Stated exercise
Below are the records; collect from them each line containing the string "this".

Data excerpts
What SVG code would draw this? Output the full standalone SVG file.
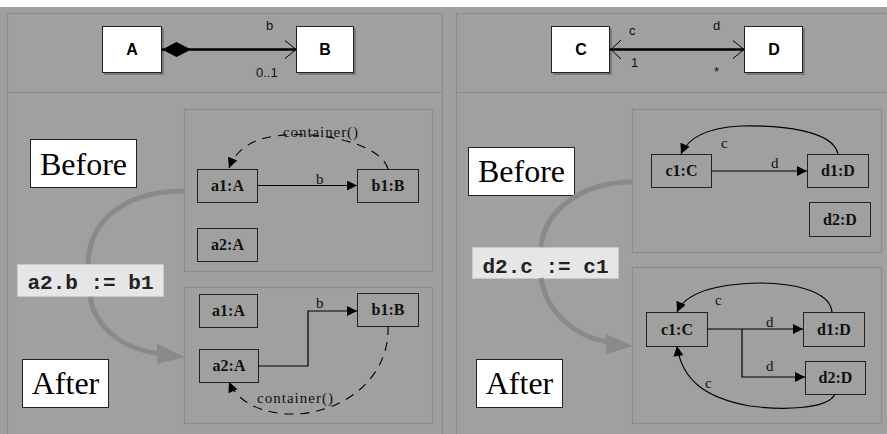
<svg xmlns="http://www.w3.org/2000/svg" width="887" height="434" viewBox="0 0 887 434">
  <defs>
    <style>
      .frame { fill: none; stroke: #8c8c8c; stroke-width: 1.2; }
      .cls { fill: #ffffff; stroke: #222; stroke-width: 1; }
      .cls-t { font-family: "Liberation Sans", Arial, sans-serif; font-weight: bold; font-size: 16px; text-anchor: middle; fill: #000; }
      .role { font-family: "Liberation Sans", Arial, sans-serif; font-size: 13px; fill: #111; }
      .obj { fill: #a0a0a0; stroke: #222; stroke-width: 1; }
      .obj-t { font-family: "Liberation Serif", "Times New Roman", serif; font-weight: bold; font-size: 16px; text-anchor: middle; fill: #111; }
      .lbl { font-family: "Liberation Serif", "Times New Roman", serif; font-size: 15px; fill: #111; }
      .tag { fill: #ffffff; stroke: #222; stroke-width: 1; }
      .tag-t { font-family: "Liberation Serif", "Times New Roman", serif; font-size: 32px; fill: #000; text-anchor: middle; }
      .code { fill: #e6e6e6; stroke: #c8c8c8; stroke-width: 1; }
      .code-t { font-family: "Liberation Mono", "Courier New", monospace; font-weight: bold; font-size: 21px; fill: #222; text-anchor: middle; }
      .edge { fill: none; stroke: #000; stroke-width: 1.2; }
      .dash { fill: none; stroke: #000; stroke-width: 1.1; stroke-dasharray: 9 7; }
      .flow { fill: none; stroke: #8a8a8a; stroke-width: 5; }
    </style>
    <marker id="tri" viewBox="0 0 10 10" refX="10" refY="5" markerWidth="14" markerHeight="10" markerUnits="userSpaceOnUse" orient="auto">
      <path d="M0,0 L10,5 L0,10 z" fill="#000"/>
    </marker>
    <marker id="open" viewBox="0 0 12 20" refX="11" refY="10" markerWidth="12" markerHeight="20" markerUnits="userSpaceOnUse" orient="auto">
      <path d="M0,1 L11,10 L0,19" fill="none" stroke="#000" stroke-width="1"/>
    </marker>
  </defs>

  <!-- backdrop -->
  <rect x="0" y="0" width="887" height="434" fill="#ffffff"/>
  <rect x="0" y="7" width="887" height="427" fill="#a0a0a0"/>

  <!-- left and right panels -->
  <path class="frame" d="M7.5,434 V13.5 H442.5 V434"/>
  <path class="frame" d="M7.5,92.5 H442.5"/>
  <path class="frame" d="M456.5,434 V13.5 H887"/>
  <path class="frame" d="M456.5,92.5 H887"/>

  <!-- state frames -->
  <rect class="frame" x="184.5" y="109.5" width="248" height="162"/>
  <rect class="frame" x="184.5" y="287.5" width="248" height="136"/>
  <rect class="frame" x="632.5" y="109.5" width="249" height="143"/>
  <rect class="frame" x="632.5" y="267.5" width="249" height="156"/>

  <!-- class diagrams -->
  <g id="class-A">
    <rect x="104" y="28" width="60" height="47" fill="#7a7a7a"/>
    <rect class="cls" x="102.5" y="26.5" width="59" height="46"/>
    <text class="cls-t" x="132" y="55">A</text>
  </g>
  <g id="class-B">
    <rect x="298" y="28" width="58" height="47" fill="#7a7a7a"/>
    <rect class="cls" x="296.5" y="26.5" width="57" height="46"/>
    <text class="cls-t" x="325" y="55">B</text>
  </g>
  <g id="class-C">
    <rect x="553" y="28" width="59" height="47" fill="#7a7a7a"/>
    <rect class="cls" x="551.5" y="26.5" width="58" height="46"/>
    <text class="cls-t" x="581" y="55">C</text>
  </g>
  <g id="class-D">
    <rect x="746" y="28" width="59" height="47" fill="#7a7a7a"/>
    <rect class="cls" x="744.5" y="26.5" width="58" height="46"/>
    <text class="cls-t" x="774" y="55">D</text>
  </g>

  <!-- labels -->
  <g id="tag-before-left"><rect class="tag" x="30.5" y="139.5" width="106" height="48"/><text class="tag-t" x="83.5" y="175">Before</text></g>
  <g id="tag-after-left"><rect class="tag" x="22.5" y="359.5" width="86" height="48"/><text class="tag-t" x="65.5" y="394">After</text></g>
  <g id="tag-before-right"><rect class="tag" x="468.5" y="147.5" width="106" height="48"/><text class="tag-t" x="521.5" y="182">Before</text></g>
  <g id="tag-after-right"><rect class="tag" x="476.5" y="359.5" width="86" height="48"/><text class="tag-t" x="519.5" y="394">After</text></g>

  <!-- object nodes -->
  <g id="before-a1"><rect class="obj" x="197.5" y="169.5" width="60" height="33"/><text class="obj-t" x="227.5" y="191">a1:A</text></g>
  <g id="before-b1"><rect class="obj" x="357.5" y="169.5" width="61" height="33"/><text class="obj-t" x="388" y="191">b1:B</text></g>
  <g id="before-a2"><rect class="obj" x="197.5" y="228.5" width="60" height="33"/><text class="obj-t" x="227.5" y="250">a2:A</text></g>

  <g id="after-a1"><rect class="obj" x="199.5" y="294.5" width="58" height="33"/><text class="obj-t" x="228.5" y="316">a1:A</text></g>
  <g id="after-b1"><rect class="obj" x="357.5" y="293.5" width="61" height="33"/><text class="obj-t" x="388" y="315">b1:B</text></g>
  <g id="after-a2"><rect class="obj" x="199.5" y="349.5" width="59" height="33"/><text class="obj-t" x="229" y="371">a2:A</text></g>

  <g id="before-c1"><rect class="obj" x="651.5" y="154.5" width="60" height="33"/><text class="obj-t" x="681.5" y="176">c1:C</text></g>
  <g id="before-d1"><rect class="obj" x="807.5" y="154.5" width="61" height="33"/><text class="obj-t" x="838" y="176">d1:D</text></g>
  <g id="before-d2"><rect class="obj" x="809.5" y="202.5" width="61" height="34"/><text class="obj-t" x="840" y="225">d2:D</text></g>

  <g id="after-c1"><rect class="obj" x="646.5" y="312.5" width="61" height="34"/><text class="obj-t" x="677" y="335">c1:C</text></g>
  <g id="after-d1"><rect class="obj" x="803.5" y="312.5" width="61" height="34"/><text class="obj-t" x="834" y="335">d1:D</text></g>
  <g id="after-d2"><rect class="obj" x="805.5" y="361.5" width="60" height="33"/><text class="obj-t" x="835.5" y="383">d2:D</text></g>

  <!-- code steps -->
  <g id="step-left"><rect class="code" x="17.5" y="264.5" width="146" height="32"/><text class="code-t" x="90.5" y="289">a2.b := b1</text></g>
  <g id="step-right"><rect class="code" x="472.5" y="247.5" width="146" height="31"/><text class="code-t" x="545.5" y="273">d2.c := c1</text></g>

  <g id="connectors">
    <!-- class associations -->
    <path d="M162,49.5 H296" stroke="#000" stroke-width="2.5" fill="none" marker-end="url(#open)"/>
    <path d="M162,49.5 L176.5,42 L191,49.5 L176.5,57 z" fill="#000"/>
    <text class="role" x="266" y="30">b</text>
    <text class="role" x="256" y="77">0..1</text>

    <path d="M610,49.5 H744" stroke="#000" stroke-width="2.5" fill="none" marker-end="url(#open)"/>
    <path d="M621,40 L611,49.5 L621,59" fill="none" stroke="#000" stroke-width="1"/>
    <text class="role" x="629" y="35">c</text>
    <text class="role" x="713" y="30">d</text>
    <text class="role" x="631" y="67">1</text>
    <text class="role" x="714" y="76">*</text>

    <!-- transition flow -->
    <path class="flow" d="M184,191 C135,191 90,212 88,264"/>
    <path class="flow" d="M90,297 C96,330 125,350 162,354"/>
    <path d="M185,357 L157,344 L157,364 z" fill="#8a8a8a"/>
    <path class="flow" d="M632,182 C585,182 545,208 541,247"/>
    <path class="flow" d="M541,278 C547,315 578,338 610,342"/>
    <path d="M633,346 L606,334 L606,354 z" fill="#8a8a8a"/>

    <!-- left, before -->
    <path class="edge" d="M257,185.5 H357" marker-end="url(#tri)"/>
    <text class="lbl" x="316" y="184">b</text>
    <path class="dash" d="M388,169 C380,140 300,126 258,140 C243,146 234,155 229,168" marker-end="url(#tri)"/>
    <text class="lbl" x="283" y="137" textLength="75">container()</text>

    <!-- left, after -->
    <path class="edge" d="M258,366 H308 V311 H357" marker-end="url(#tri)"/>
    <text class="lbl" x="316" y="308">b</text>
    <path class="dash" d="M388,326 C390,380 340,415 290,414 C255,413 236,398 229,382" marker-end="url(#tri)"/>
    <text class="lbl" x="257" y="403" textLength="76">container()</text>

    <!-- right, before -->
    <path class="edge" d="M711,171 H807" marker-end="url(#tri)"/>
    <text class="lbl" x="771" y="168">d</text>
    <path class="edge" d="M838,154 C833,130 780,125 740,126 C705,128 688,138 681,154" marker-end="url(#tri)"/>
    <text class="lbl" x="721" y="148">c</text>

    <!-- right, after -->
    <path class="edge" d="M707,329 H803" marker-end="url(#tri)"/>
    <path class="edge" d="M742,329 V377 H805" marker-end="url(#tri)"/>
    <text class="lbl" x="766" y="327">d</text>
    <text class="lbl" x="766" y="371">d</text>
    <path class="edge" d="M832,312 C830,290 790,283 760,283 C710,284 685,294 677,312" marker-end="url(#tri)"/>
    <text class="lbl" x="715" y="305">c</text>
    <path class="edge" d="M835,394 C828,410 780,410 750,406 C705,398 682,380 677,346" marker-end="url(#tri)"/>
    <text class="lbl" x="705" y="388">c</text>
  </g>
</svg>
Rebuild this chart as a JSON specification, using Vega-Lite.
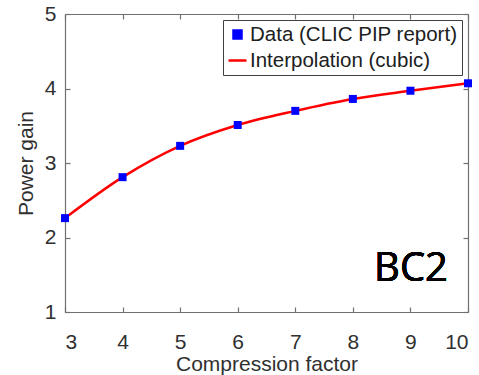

Exercise solution
What SVG code would draw this? Output the full standalone SVG file.
Rebuild this chart as a JSON specification, using Vega-Lite.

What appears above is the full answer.